VideoLLaMA 3 Integration with ACM: Enhancing Visual Consciousness

23 Jan 2025

The Artificial Consciousness Module (ACM) Project requires advanced tools to support AI agents in developing consciousness-like behaviors through interactive simulations. VideoLLaMA 3, a state-of-the-art multimodal foundation model for video and image understanding, aligns perfectly with these needs, bringing cutting-edge capabilities to the ACM framework. Here’s why:

Vision-Centric Multimodal Capabilities

VideoLLaMA 3’s design integrates vision-centric training paradigms that excel in both image and video understanding. By leveraging high-quality image-text datasets as the foundation for video understanding, this model ensures precise processing of dynamic and static visual environments. For ACM, where virtual reality simulations require agents to perceive and interpret rich, immersive visuals, VideoLLaMA 3 provides the necessary sophistication.

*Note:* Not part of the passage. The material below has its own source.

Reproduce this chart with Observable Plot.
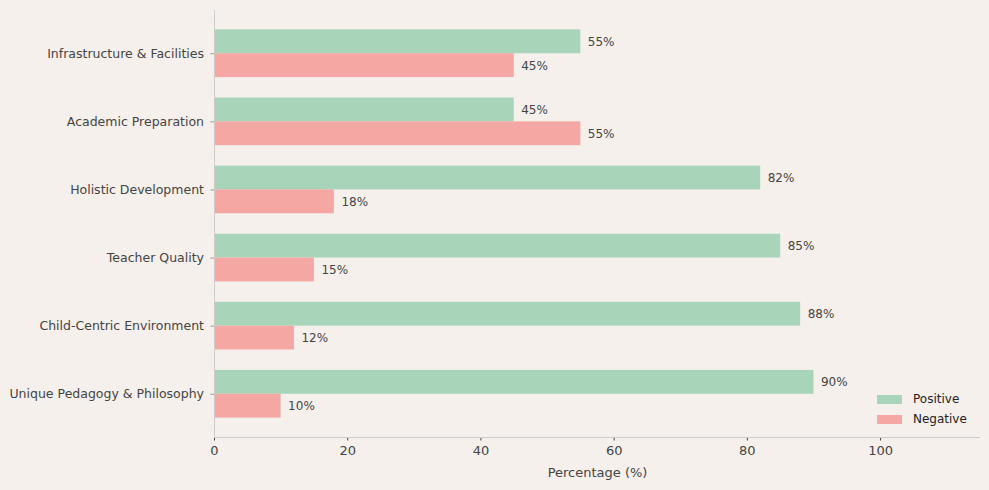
<!DOCTYPE html>
<html>
<head>
<meta charset="utf-8">
<script src="https://cdn.jsdelivr.net/npm/d3@7"></script>
<script src="https://cdn.jsdelivr.net/npm/@observablehq/plot@0.6"></script>
<style>
  html, body { margin: 0; padding: 0; background: #f5f0ec; }
  #wrap { position: relative; width: 989px; height: 490px; font-family: "DejaVu Sans", sans-serif; }
  #legend { position: absolute; left: 877px; top: 389px; font-size: 12px; color: #222; }
  .item { display: flex; align-items: center; height: 20px; }
  .sw { width: 25px; height: 9px; margin-right: 11px; }
</style>
</head>
<body>
<div id="wrap"></div>
<script>
const categories = ["Unique Pedagogy & Philosophy", "Child-Centric Environment", "Teacher Quality", "Holistic Development", "Academic Preparation", "Infrastructure & Facilities"];
const positive = [90, 88, 85, 82, 45, 55];
const negative = [10, 12, 15, 18, 55, 45];
const seriesNames = ["Positive", "Negative"];
const colors = ["#a8d5ba", "#f5a7a3"];
const xTicks = [0, 20, 40, 60, 80, 100];

const barH = 0.35;
const rows = [];
categories.forEach((c, i) => {
  rows.push({cat: c, i, series: "Positive", value: positive[i], y1: i, y2: i + barH});
  rows.push({cat: c, i, series: "Negative", value: negative[i], y1: i - barH, y2: i});
});

const plot = Plot.plot({
  width: 989,
  height: 490,
  marginLeft: 214,
  marginRight: 9,
  marginTop: 10,
  marginBottom: 53,
  style: {background: "#f5f0ec", fontFamily: "DejaVu Sans, sans-serif", color: "#444"},
  x: {domain: [0, 115]},
  y: {domain: [-0.635, 5.635]},
  color: {domain: seriesNames, range: colors},
  marks: [
    Plot.rect(rows, {x1: 0, x2: "value", y1: "y1", y2: "y2", fill: "series"}),
    Plot.text(rows, {x: "value", y: d => (d.y1 + d.y2) / 2, text: d => d.value + "%", textAnchor: "start", dx: 7, fontSize: 12, fill: "#444"}),
    Plot.axisY({ticks: categories.map((c, i) => i), tickFormat: i => categories[i], tickSize: 3.5, tickPadding: 7, fontSize: 12.5, label: null, stroke: "#999", color: "#444"}),
    Plot.axisX({ticks: xTicks, tickSize: 3.5, tickPadding: 5, fontSize: 13, label: "Percentage (%)", labelArrow: "none", labelAnchor: "center", labelOffset: 39, stroke: "#444"}),
    Plot.ruleX([0], {stroke: "#ccc"}),
    Plot.ruleY([-0.635], {stroke: "#ccc"})
  ]
});

const wrap = document.getElementById("wrap");
wrap.appendChild(plot);
const legend = document.createElement("div");
legend.id = "legend";
seriesNames.forEach((s, k) => {
  const it = document.createElement("div");
  it.className = "item";
  const sw = document.createElement("div");
  sw.className = "sw";
  sw.style.background = colors[k];
  it.appendChild(sw);
  const t = document.createElement("span");
  t.textContent = s;
  it.appendChild(t);
  legend.appendChild(it);
});
wrap.appendChild(legend);
</script>
</body>
</html>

Adaptive Vision Tokenization and Dynamic Compression

One of VideoLLaMA 3’s technical highlights is Any-Resolution Vision Tokenization (AVT), which allows it to process visual inputs of varying resolutions without loss of fidelity. Combined with the Differential Frame Pruner (DiffFP), which reduces redundant video data by analyzing inter-frame differences, VideoLLaMA 3 ensures efficient and accurate understanding of complex visual scenarios. This is especially critical in ACM’s nested simulations, where computational resources need optimization for seamless real-time interaction.

Multi-Stage Training Paradigm for Flexible Learning

VideoLLaMA 3 employs a four-stage training paradigm:

Vision Encoder Adaptation: Prepares the encoder to handle dynamic image and video resolutions.
Vision-Language Pretraining: Establishes multimodal capabilities through extensive image-text datasets.
Multi-Task Fine-Tuning: Prepares the model for downstream tasks, ensuring versatility.
Video-Centric Fine-Tuning: Refines video understanding for temporal and spatial reasoning.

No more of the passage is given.